We can be more compassionate towards others when we look at their motivations, knowing that they are trying to feel better than how they have been feeling. We can act on that compassion, not by condemning their feelings, but by recognizing their motivations and steering their actions towards more life-affirming paths if we can.
I think that we need to make a distinction between what someone is feeling and how he or she is acting. We have a great many laws that provide sanctions against people who harm others. We need these laws for a sane and orderly society. However, we also need to accept someone's pain and their attempts to feel better. Accepting their feelings without accepting their behavior is a good place to start.
"Usually when people are sad, they don't do anything. They just cry over their condition. But when they get angry, they bring about a change."
When we tell someone that their anger is wrong, we prevent them from using their own inner wisdom to seek feeling better.
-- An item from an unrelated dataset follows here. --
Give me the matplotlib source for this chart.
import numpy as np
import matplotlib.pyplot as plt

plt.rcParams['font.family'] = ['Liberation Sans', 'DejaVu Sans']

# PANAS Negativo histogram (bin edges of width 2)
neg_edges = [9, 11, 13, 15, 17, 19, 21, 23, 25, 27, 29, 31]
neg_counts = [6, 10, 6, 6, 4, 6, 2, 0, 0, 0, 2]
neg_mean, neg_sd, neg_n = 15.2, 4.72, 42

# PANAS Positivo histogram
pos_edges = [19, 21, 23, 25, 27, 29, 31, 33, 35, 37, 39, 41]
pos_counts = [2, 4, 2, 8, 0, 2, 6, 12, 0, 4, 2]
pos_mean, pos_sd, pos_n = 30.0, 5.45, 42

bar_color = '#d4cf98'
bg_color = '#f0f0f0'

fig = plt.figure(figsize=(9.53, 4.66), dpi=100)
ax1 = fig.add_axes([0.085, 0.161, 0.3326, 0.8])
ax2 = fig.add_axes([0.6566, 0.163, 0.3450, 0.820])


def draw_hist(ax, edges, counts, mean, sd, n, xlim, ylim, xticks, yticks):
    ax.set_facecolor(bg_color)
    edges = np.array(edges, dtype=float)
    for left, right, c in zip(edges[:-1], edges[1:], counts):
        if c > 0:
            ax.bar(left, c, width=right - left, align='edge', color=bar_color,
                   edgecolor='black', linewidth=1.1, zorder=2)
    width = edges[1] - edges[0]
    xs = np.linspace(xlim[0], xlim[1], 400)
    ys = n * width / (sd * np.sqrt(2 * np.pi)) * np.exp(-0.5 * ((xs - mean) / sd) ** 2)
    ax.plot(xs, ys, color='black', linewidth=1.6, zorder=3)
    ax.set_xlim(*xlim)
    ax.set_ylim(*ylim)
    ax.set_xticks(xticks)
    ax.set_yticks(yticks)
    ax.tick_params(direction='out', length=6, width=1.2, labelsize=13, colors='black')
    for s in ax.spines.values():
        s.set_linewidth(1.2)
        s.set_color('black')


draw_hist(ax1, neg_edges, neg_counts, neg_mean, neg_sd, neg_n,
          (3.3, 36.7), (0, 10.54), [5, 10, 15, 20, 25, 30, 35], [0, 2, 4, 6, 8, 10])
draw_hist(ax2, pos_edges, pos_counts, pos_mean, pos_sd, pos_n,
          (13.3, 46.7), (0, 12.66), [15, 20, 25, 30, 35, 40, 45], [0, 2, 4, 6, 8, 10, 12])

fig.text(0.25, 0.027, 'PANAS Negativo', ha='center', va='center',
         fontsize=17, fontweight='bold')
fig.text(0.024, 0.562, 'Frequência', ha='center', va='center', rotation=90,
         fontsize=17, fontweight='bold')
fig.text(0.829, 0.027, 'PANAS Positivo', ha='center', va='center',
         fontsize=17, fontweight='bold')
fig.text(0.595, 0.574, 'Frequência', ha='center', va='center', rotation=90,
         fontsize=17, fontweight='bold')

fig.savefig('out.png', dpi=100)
All we are doing is encouraging them to feel bad about themselves. This is counterproductive and a net loss of joy in the world. When we can recognize that their anger feels better than just suffering, we begin the process of getting to even better feelings. We might go from anger to thoughts about revenge. Revenge feels better than anger, but carries major penalties. A feeling somewhat higher on the scale might work better, like expressing the anger in some constructive context, as in deciding to never be in the same situation again. Forgiveness, better yet, is a feeling that will come along at the point where the anger is no longer important.
The important thing to remember here is that we don't have to like someone's actions when they hurt others. But by helping them deal with their feelings, if we can, sometimes we can change a situation of rage and hurt into one of understanding and peace.
"Our most important task is to transform our consciousness so that violence is no longer an option for us in our personal lives, that understanding that a world of peace is possible only if we relate to each other as peaceful beings, one individual at a time."
There was a marvelous story in the news some years back about an excessively abusive man on a commuter train in Japan. He was raging against everyone near him, even striking those who got too close. Another commuter dared to go up to him and, speaking gently and kindly, asked him about his troubles. Little by little, the wild commuter relaxed and talked about the terrible things that had just happened to him at work and at home. Eventually he calmed down and started to cry on the brave fellow commuter's shoulder, and the rest of the commute was peaceful.
We can't always help like that, but there are more instances than we might suspect where recognizing that someone hurting others is in pain and we can help more with understanding than with anger or demands for "justice." A little love in the face of ugliness and fear can go a long way!